Question 4 True / False
For a perfectly reliable test (reliability = 1.0), the SEM equals zero, meaning an observed score equals the true score.
TTrue
FFalse
Answer: True
SEM = SD × √(1 − reliability). When reliability = 1.0: SEM = SD × √(0) = 0. Zero SEM means no measurement error — every administration produces the same score for the same person, and the observed score IS the true score. This is a theoretical ideal: real tests always have some measurement error, so reliability is always less than 1.0 and SEM > 0.
Question 5 Short Answer
Why can an individual's observed test score never be treated as their exact 'true score,' and what does the confidence interval around it actually represent?
Think about your answer, then reveal below.
Model answer: Every observed score is a single sample from a distribution of scores the person would receive across many hypothetical retestings — it includes both their stable true ability and random measurement error. Classical test theory models the observed score as true score plus random error, and since error is random and variable, any single observation is an imprecise estimate.
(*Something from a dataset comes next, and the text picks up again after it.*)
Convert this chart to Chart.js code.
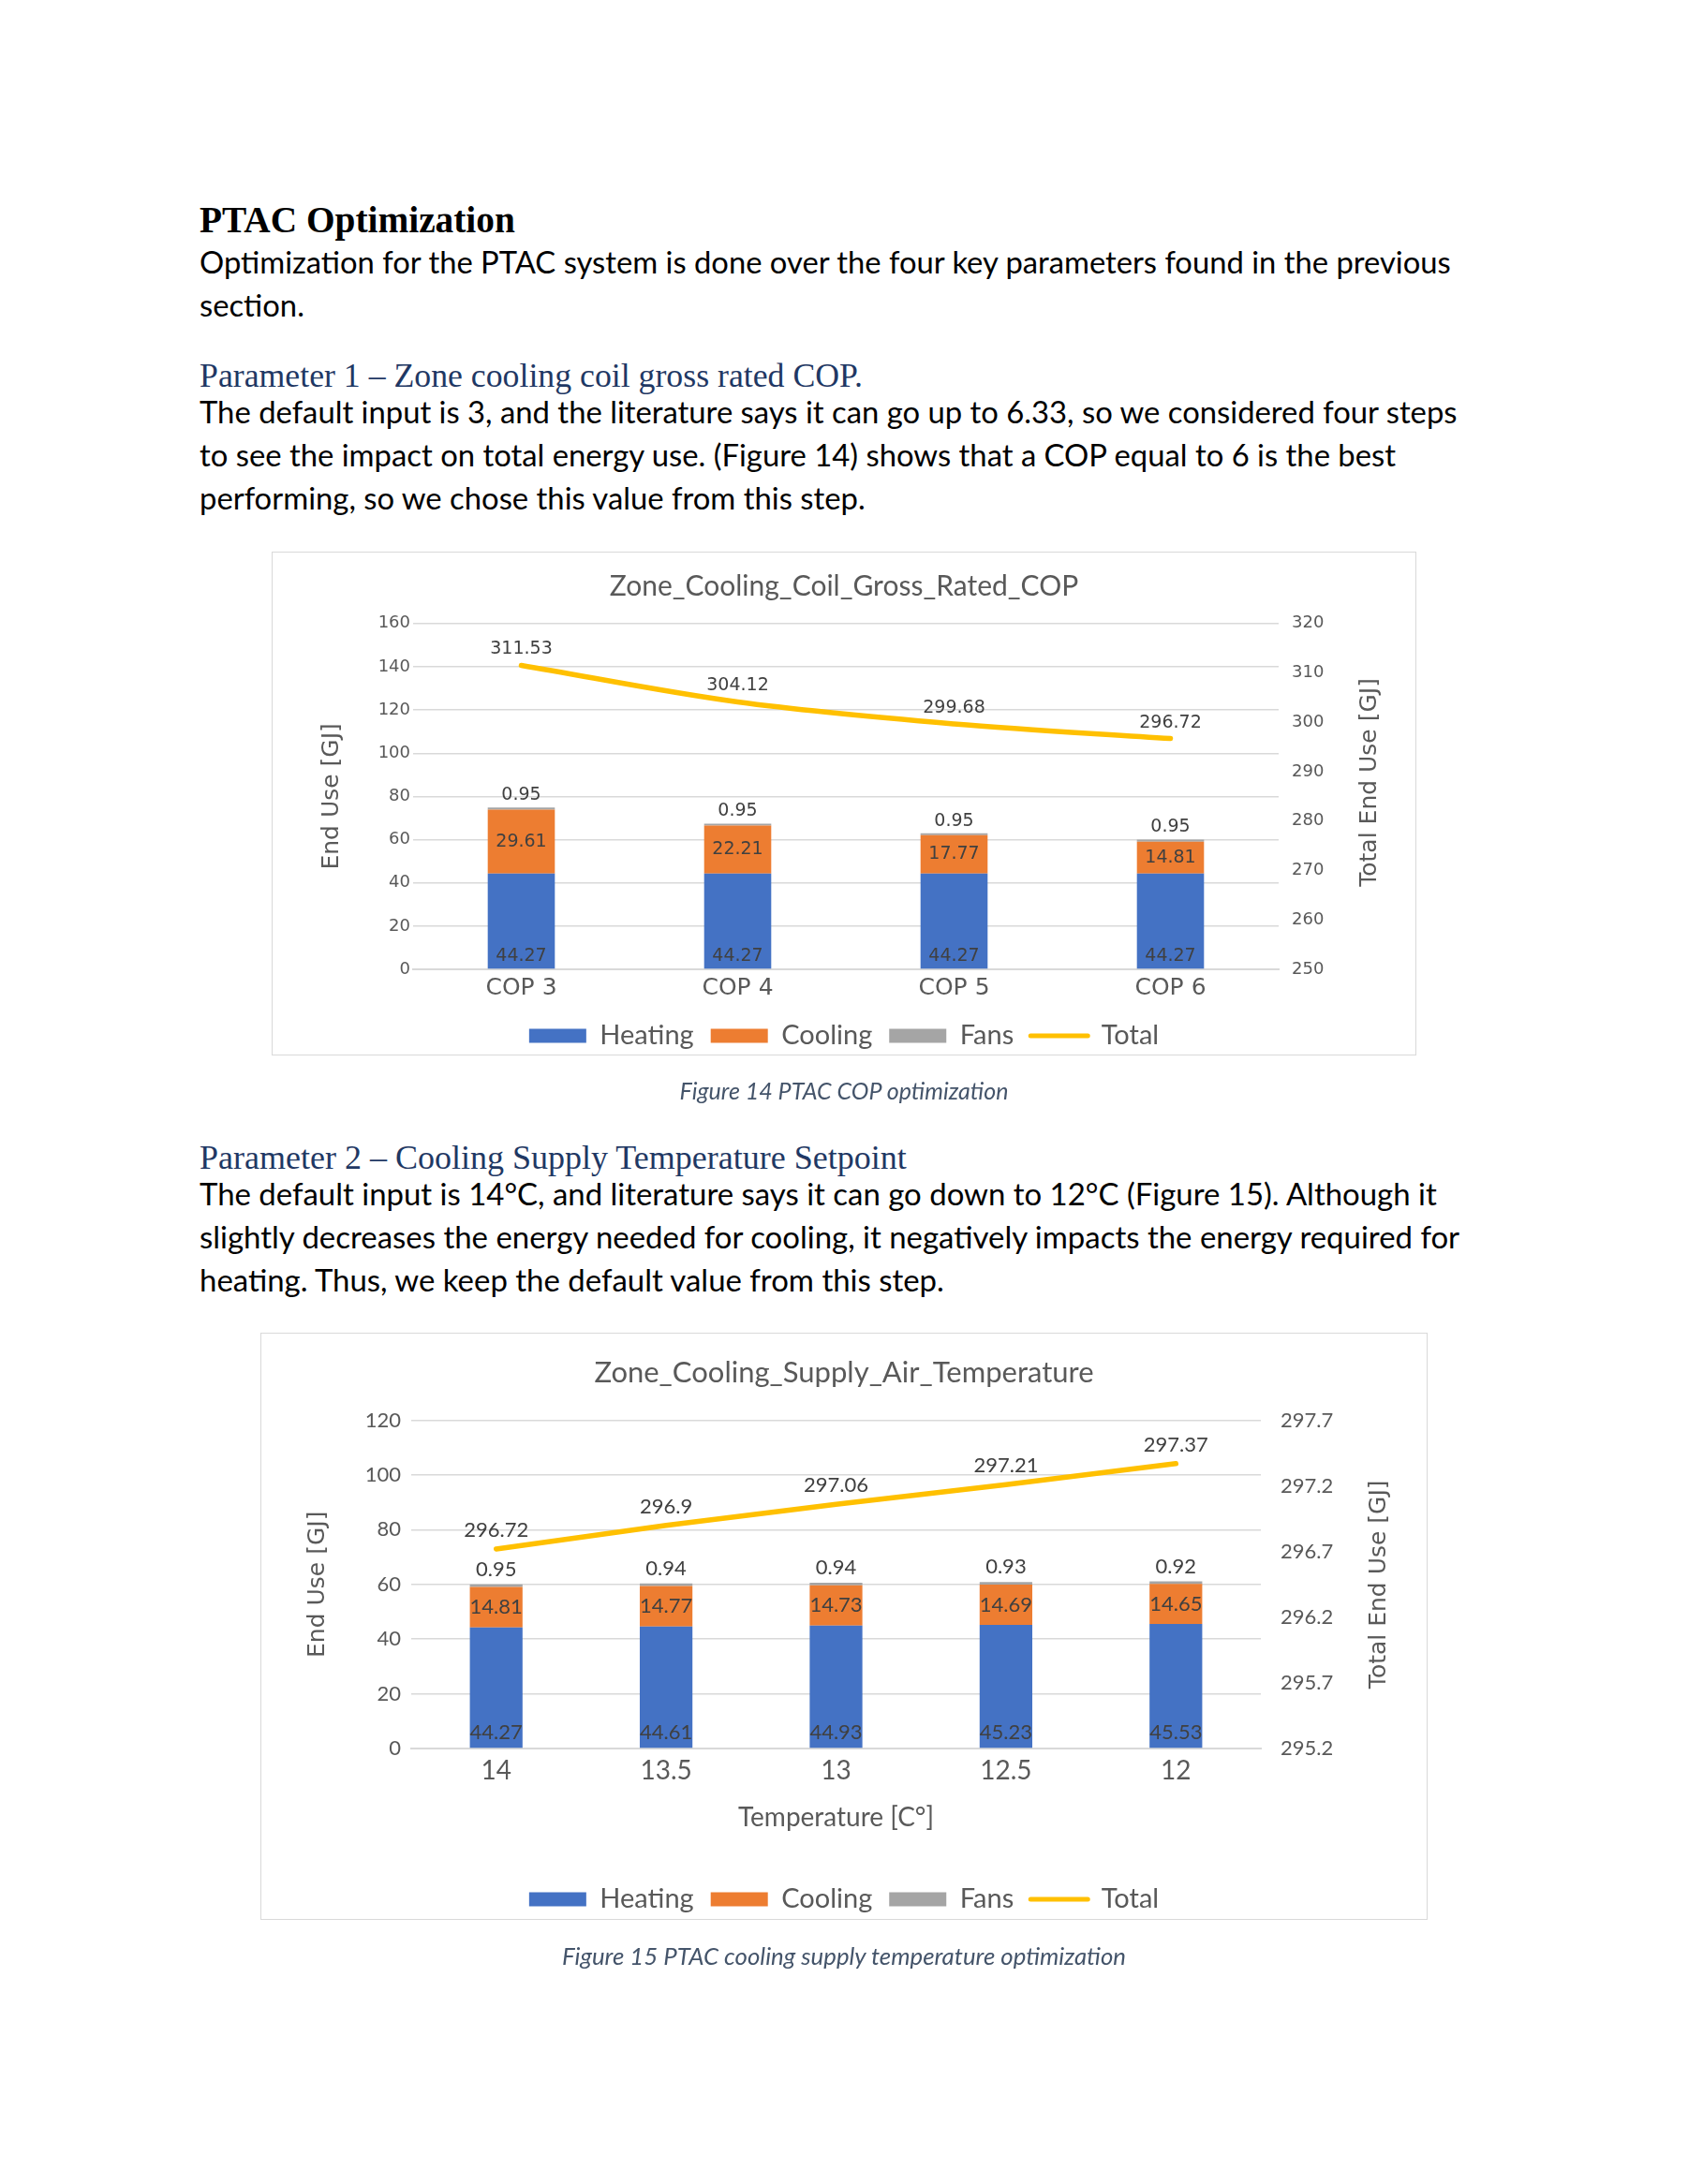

The SEM quantifies how wide this uncertainty is in original score units. The confidence interval represents the range that would capture the true score with the specified probability across repeated testings under identical conditions.
This is the core justification for using confidence intervals in score interpretation rather than treating a point estimate as definitive. If a person took the test 100 times under identical conditions, their scores would vary around their true score — the SEM is approximately the standard deviation of that distribution. The 95% confidence interval is the range that would capture the true score 95% of the time across such retestings.